Mit Interesse haben die vielen Spaziergängerinnen und Spaziergänger, auf diese Aktion, die den Zwangsarbeitern stellvertretend einen Namen gab, reagiert.

Eröffnung auf der Website miterleben und Veranstaltungen am Wochenende


Nach über 30 Jahren wird die lange geforderte Erinnerungs- und Bildungsstätte zum KZ „Katzbach" und der Zwangsarbeit in Frankfurt Wirklichkeit. Am 25. März wird der „Geschichtsort Adlerwerke: Fabrik, Zwangsarbeit, Konzentrationslager" eröffnet mit einem Festakt im Gallus Theater eingeweiht. Die Veranstaltung wird auf der Website kultur-frankfurt.de/livestream und der Facebook-Fanpage von Frankfurt&Culture ab 18 Uhr per Livestream übertragen. Eine Aufzeichnung kann anschließend unter kultur-frankfurt.de/livestream und über den YouTube-Kanal des Kulturdezernats Frankfurt&Culture abgerufen werden. Informationen zu geplanten Veranstaltungen, dem Team rund um den Geschichtsort und vielem mehr finden sich ab sofort unter geschichtsort-adlerwerke.de. Das Informationsangebot wird kontinuierlich ergänzt und durch Auftritte im Social Web begeitet.
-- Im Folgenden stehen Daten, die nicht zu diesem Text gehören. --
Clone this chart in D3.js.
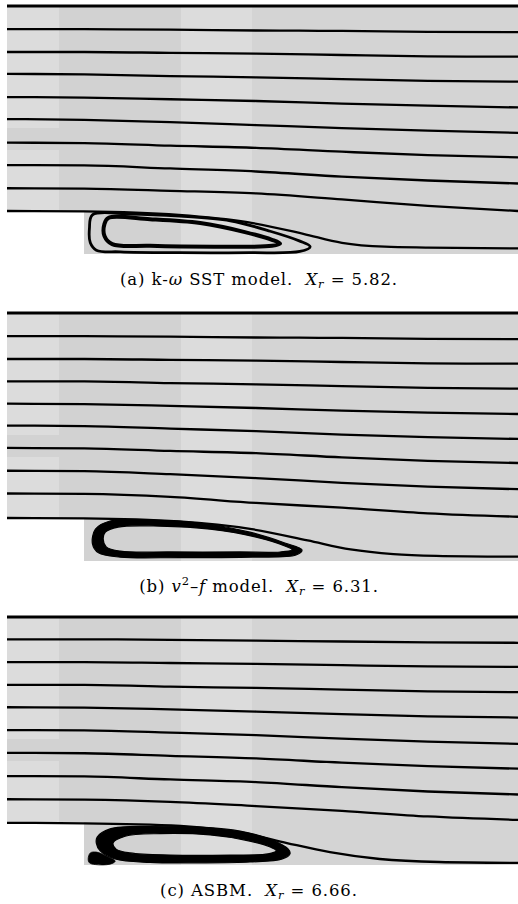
<!DOCTYPE html>
<html>
<head>
<meta charset="utf-8">
<script src="https://cdn.jsdelivr.net/npm/d3@7/dist/d3.min.js"></script>
<style>
  html, body { margin: 0; padding: 0; background: #fff; }
  svg { display: block; }
</style>
</head>
<body>
<script>
// Streamlines of the flow over a backward-facing step, one panel per turbulence model.
// Lengths are in step heights h: x = 0 at the step edge, y = 0 on the lower wall.

const models = ["k-omega SST", "v2-f", "ASBM"];
const reattachment = [5.82, 6.31, 6.66];

// x stations where the outer streamlines are sampled
const stations = [-1.8, 0, 2, 4, 6, 8, 10.1];

// outer streamlines, y at each station (top wall first)
const streamsSST = [
  [5.77, 5.77, 5.77, 5.77, 5.77, 5.77, 5.77],
  [5.23, 5.23, 5.22, 5.20, 5.19, 5.17, 5.16],
  [4.70, 4.70, 4.68, 4.66, 4.63, 4.60, 4.59],
  [4.19, 4.18, 4.14, 4.11, 4.07, 4.03, 4.01],
  [3.65, 3.64, 3.60, 3.56, 3.50, 3.45, 3.41],
  [3.14, 3.12, 3.07, 3.00, 2.93, 2.87, 2.82],
  [2.59, 2.58, 2.52, 2.47, 2.38, 2.30, 2.25],
  [2.07, 2.06, 1.99, 1.92, 1.80, 1.71, 1.64],
  [1.53, 1.52, 1.47, 1.41, 1.27, 1.12, 1.00]
];
const streamsV2F = [
  [5.77, 5.77, 5.77, 5.77, 5.77, 5.77, 5.77],
  [5.23, 5.23, 5.22, 5.20, 5.19, 5.17, 5.16],
  [4.70, 4.70, 4.68, 4.66, 4.63, 4.60, 4.59],
  [4.18, 4.18, 4.14, 4.11, 4.07, 4.03, 4.01],
  [3.66, 3.65, 3.61, 3.56, 3.50, 3.45, 3.42],
  [3.15, 3.14, 3.08, 3.02, 2.94, 2.88, 2.84],
  [2.63, 2.62, 2.56, 2.51, 2.41, 2.33, 2.28],
  [2.10, 2.09, 2.02, 1.93, 1.82, 1.73, 1.67],
  [1.57, 1.56, 1.49, 1.35, 1.24, 1.11, 1.03]
];
const streamsASBM = [
  [5.77, 5.77, 5.77, 5.77, 5.77, 5.77, 5.77],
  [5.25, 5.25, 5.24, 5.22, 5.20, 5.18, 5.17],
  [4.72, 4.72, 4.70, 4.68, 4.65, 4.62, 4.61],
  [4.19, 4.19, 4.15, 4.12, 4.08, 4.04, 4.02],
  [3.67, 3.66, 3.62, 3.57, 3.51, 3.46, 3.43],
  [3.14, 3.13, 3.08, 3.02, 2.94, 2.87, 2.82],
  [2.61, 2.60, 2.54, 2.48, 2.38, 2.30, 2.24],
  [2.07, 2.06, 1.99, 1.93, 1.81, 1.71, 1.64],
  [1.53, 1.52, 1.47, 1.37, 1.26, 1.13, 1.05]
];

// dividing streamline leaving the step corner, [x, y]
const dividingSST  = [[-1.8, 1.00], [0, 0.99], [2.2, 0.91], [3.8, 0.74], [5.1, 0.47], [6.0, 0.26], [7.0, 0.17], [8.0, 0.15], [10.1, 0.13]];
const dividingV2F  = [[-1.8, 1.00], [0, 0.99], [2.2, 0.92], [3.9, 0.74], [5.2, 0.48], [6.2, 0.27], [7.2, 0.16], [8.2, 0.12], [10.1, 0.10]];
const dividingASBM = [[-1.8, 0.98], [0, 0.97], [2.24, 0.91], [3.79, 0.72], [4.72, 0.51], [5.72, 0.30], [6.88, 0.14], [8.26, 0.07], [10.1, 0.05]];

// closed loops of the recirculation bubble, [x, y]
const bubbleSSTouter = [[0.19, 0.91], [1.07, 0.93], [2.23, 0.88], [3.40, 0.77], [4.33, 0.53], [5.02, 0.30], [5.26, 0.17],
  [5.02, 0.06], [3.86, 0.03], [2.23, 0.03], [0.84, 0.05], [0.28, 0.09], [0.14, 0.26], [0.12, 0.60]];
const bubbleSSTinner = [[0.56, 0.84], [1.53, 0.81], [2.70, 0.72], [3.74, 0.51], [4.37, 0.33], [4.56, 0.24], [4.37, 0.19],
  [3.16, 0.17], [1.53, 0.19], [0.65, 0.23], [0.47, 0.42], [0.47, 0.70]];

const bubbleV2Fouter = [[0.26, 0.74], [0.60, 0.93], [1.53, 0.95], [2.70, 0.88], [3.86, 0.67], [4.67, 0.42], [5.07, 0.26],
  [4.93, 0.14], [3.86, 0.09], [2.23, 0.08], [0.84, 0.09], [0.33, 0.19], [0.19, 0.40]];
const bubbleV2Finner = [[0.49, 0.67], [0.79, 0.79], [1.77, 0.81], [2.93, 0.74], [3.98, 0.56], [4.67, 0.35], [4.84, 0.26],
  [4.56, 0.21], [3.63, 0.21], [2.00, 0.21], [0.84, 0.23], [0.51, 0.33], [0.44, 0.51]];

const bubbleASBMouter = [[0.30, 0.65], [0.60, 0.84], [1.53, 0.90], [2.70, 0.88], [3.63, 0.79], [4.33, 0.60], [4.75, 0.37],
  [4.79, 0.26], [4.61, 0.14], [3.86, 0.07], [2.70, 0.05], [1.53, 0.06], [0.72, 0.14], [0.37, 0.33], [0.28, 0.51]];
const bubbleASBMinner = [[0.67, 0.51], [0.95, 0.67], [1.77, 0.73], [2.93, 0.70], [3.74, 0.58], [4.33, 0.42], [4.47, 0.33],
  [4.28, 0.26], [3.40, 0.23], [2.00, 0.23], [1.07, 0.28], [0.74, 0.37]];

// secondary corner eddy (ASBM only)
const cornerASBM = [[0.09, 0.14], [0.14, 0.28], [0.28, 0.30], [0.51, 0.21], [0.72, 0.09], [0.60, 0.02], [0.26, 0.01], [0.12, 0.05]];

// mesh blocks shown as grey tones: [x0, x1, y0, y1, tone]
const blocks = [
  [-1.8, -0.58, 1.0, 5.8, 0],
  [-1.8, -0.58, 2.42, 2.94, 1],
  [-0.58, 0.0, 1.0, 5.8, 1],
  [0.0, 2.26, 0.0, 5.8, 1],
  [2.26, 3.91, 0.0, 5.8, 0],
  [3.91, 10.1, 0.0, 5.8, 2]
];

const panels = [
  { streams: streamsSST, dividing: dividingSST, rings: [], loops: [bubbleSSTouter, bubbleSSTinner], corner: null,
    caption: [["(a) k-", ""], ["ω", "i"], [" SST model.  ", ""], ["X", "i"], ["r", "sub"], [" = 5.82.", ""]] },
  { streams: streamsV2F, dividing: dividingV2F, rings: [[bubbleV2Fouter, bubbleV2Finner]], loops: [], corner: null,
    caption: [["(b) ", ""], ["v", "i"], ["2", "sup"], ["–", ""], ["f", "i"], [" model.  ", ""], ["X", "i"], ["r", "sub"], [" = 6.31.", ""]] },
  { streams: streamsASBM, dividing: dividingASBM, rings: [[bubbleASBMouter, bubbleASBMinner]], loops: [], corner: cornerASBM,
    caption: [["(c) ASBM.  ", ""], ["X", "i"], ["r", "sub"], [" = 6.66.", ""]] }
];

// ---- layout and styling ----
const W = 518, H = 904;
const tones = ["#dcdcdc", "#d2d2d2", "#d4d4d4"];
const panelTop = [6, 313, 617];
const panelH = 248;
const captionGap = 279;

const svg = d3.select("body").append("svg").attr("width", W).attr("height", H);

const x = d3.scaleLinear().domain([-1.8, 10.1]).range([7, 518]);

panels.forEach((p, i) => {
  const y = d3.scaleLinear().domain([0, 5.77]).range([panelTop[i] + panelH, panelTop[i]]);
  const g = svg.append("g");

  g.selectAll("rect.block").data(blocks).join("rect")
    .attr("class", "block")
    .attr("x", d => x(d[0]))
    .attr("width", d => x(d[1]) - x(d[0]))
    .attr("y", d => y(d[3]))
    .attr("height", d => y(d[2]) - y(d[3]))
    .attr("fill", d => tones[d[4]])
    .attr("shape-rendering", "crispEdges");

  const stream = d3.line().x(d => x(d[0])).y(d => y(d[1])).curve(d3.curveMonotoneX);
  const loop = d3.line().x(d => x(d[0])).y(d => y(d[1])).curve(d3.curveCatmullRomClosed.alpha(0.5));

  // recirculation bubble
  p.rings.forEach(r => {
    g.append("path")
      .attr("d", loop(r[0]) + loop(r[1]))
      .attr("fill", "#000")
      .attr("fill-rule", "evenodd")
      .attr("stroke", "#000")
      .attr("stroke-width", 1.2);
  });
  p.loops.forEach((l, k) => {
    g.append("path")
      .attr("d", loop(l))
      .attr("fill", "none")
      .attr("stroke", "#000")
      .attr("stroke-width", k === 0 ? 2.8 : 4);
  });
  if (p.corner) {
    g.append("path").attr("d", loop(p.corner)).attr("fill", "#000").attr("stroke", "#000").attr("stroke-width", 0.8);
  }

  // outer streamlines
  g.selectAll("path.stream").data(p.streams).join("path")
    .attr("class", "stream")
    .attr("d", ys => stream(ys.map((v, k) => [stations[k], v])))
    .attr("fill", "none")
    .attr("stroke", "#000")
    .attr("stroke-width", (d, k) => k === 0 ? 2.8 : 2.3);

  g.append("path")
    .attr("d", stream(p.dividing))
    .attr("fill", "none")
    .attr("stroke", "#000")
    .attr("stroke-width", 2.3);

  // caption
  const t = svg.append("text")
    .attr("x", W / 2)
    .attr("y", panelTop[i] + captionGap)
    .attr("text-anchor", "middle")
    .attr("font-family", "'DejaVu Serif', serif")
    .attr("font-size", 16.5)
    .attr("letter-spacing", 0.9)
    .attr("fill", "#000")
    .style("white-space", "pre");
  let shift = 0;
  p.caption.forEach(([s, kind]) => {
    const ts = t.append("tspan").text(s);
    let target = 0;
    if (kind === "sub") { target = 3; ts.attr("font-size", 11.5).attr("font-style", "italic"); }
    else if (kind === "sup") { target = -7; ts.attr("font-size", 11.5); }
    else if (kind === "i") ts.attr("font-style", "italic");
    ts.attr("dy", target - shift);
    shift = target;
  });
});
</script>
</body>
</html>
altIn der Ausstellung am Kartentisch von rechts: Kulturdezernentin Dr.Ina Hartwig, Gottfried Kößler (Mit-Kurator Ausstellung), Thomas Altmeyer (Leiter Geschichtsort) Elke Sauter (Vorstand Förderverein) und Gudrun Schmidt (Vorstand Studienkreis) Foto: Ralph Delhees

Das Eröffnungswochenende bietet eine Reihe von Veranstaltungen - Führungen und Gespräche -  für alle Interessierten, so am Samstag, 26. März, von 11 bis 17 Uhr und am Sonntag, 27 März, von 14 bis 17 Uhr.

Gleich nach der Eröffnung soll mit der Ansprache der Frankfurter Schulen und Bildungseinrichtungen begonnen werden. Dank der guten Vernetzung des Geschichtsortes in der Stadt und in der Region gibt es bereits zahlreiche Anmeldungen für Führungen und Workshops.